Dans le cas de Taf, eh bien je l'ai connu dans mon ancienne vie de directeur du journal de rue Le Vagabond. Il mendiait. Et il mendie encore. Il est toujours demeuré fidèle au squeegee ainsi qu'aux drogues. Ce qui lui a valu une belle flopée de tickets pas payés de Montréal à Québec en passant par Sherbrooke, Drummondville et finalement Trois-Rivières.
Heureusement, ses tickets c'est du passé à Trois-Rivières. Taf a observé à la lettre les conditions de sa libération conditionnelle.

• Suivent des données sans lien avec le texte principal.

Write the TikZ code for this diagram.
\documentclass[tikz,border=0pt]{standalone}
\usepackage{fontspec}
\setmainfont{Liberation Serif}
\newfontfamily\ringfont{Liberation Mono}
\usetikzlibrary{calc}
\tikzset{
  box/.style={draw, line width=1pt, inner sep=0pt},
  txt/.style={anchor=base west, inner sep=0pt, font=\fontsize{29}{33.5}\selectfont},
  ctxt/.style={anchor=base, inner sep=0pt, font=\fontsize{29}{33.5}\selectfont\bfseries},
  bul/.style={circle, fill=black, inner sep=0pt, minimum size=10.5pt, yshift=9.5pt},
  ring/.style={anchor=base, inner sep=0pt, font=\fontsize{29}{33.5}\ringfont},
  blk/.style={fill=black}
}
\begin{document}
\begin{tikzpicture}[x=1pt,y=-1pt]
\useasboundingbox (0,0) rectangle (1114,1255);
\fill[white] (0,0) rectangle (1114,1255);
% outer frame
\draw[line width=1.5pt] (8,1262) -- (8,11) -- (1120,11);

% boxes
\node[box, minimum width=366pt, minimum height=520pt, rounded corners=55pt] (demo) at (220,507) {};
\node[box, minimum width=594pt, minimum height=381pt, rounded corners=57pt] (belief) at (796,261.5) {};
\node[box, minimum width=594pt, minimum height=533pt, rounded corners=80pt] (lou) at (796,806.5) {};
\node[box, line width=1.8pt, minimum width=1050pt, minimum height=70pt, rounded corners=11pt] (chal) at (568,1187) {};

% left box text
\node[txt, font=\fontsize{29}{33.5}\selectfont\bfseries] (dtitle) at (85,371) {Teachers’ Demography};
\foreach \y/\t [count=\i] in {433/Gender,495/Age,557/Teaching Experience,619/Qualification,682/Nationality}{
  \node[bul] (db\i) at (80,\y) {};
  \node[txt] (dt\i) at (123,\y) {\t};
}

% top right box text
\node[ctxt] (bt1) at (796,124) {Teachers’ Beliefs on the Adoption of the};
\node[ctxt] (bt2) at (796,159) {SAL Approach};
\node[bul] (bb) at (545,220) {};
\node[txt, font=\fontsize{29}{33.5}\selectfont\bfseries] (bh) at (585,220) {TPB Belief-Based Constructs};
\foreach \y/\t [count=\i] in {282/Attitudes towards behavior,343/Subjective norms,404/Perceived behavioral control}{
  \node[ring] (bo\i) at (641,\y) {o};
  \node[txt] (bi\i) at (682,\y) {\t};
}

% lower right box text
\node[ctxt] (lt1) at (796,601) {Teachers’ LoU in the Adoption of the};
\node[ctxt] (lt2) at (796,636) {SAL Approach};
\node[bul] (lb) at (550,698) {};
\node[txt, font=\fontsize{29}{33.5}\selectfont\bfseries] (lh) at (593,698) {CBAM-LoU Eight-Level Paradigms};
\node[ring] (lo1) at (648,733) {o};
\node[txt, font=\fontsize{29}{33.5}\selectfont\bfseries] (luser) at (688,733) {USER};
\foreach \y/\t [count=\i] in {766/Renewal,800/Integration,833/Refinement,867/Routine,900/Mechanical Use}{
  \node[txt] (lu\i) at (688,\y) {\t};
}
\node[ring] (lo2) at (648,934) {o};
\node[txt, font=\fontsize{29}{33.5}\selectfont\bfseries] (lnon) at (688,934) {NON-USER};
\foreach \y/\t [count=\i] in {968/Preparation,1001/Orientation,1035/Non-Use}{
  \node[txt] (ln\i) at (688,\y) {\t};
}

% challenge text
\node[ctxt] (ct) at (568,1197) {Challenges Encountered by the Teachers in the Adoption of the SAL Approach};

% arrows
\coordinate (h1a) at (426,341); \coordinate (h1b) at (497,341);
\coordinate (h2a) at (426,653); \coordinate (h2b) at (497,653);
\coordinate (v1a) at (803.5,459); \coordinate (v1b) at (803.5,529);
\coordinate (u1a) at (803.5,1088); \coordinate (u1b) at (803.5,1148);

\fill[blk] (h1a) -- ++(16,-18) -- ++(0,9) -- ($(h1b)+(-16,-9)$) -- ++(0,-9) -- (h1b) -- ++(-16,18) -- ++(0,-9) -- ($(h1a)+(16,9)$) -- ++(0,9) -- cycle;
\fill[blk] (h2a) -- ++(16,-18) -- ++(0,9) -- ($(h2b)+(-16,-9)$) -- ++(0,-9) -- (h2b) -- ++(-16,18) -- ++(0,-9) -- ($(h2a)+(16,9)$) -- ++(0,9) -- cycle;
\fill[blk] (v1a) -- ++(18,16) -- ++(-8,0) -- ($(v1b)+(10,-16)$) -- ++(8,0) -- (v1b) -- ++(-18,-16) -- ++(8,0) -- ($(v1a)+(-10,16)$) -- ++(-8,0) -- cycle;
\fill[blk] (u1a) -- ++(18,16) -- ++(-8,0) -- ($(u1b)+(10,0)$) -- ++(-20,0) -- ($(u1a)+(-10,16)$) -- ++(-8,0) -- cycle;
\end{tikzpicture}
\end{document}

Dont celle de se pointer tous les jours à la pharmacie pour prendre de la méthadone. Un moyen de contrer son accoutumance aux drogues. Le buzz semble fonctionner. Mais Taf continue de mendier. Parce qu'il n'a pas de jobs et aussi parce qu'il se nourrit mal: pain tranché blanc industriel, petits gâteaux industriels et beurre d'arachides industriel sont les trois ingrédients de son alimentation.
Il voudrait travailler. Mais son employeur doit comprendre qu'il doit aller prendre sa dose de méthadone à la pharmacie tous les soirs.
Des restaurateurs lui ont offert de faire la plonge à temps partiel.
-Seize heures par semaine... C'est moins qu'mon BS... Pis qui qui va payer ma méthadone, hein? J'veux bien...
-C'est quoi qu't'aimerais faire Taf?
-Chauffer des camions à neige... Sauf que j'ai perdu mon permis y'a vingt ans... Faudrait que je r'passe le cours...
-Hum...
Que vouliez-vous que je dise à Taf pour remonter le moral à Taf qui mendiait? Rien. Alors je lui ai refilé mon obole.
***
Quelques jours plus tard, je revois Taf.
Il est épuisé, assis sur le bord de l'escalier d'une banque.
Il m'explique qu'il est allé au supermarché pour acheter du pain tranché et des brioches. Ce qui représente une marche d'une heure.
Taf n'avait pas mangé.
Il s'est senti les jambes molles. Puis il s'est assis sur le bord de l'escalier de la banque de Hong Kong.
Il était presque rendu chez-lui.
Je lui ai dit de manger tout de suite sa brioche plein de sucre puis d'aller se faire une prise de glycémie au CLSC. Je soupçonne Taf d'avoir fait de l'hypoglycémie puisque sa grosse cochonnerie sucrée l'a tout de suite requinqué.
-J'me sens mieux ciboire! Man! J'sais pas c'que j'avais...
-T'es peut-être diabétique Taf... Check ça calice... J'ai failli me faire botter un pied y'a trois ans...
-Ah ouais?... Brrr! C'est sûr que j'va's aller voir ça!
-Mange une autre brioche... Pis prends ça...
Je lui ai refilé quelque chose.
Puis Taf a repris son chemin, quelque part entre le bar de danseuses et la flèche qui pointe sur le centre-ville de Trois-Rivières sur Google.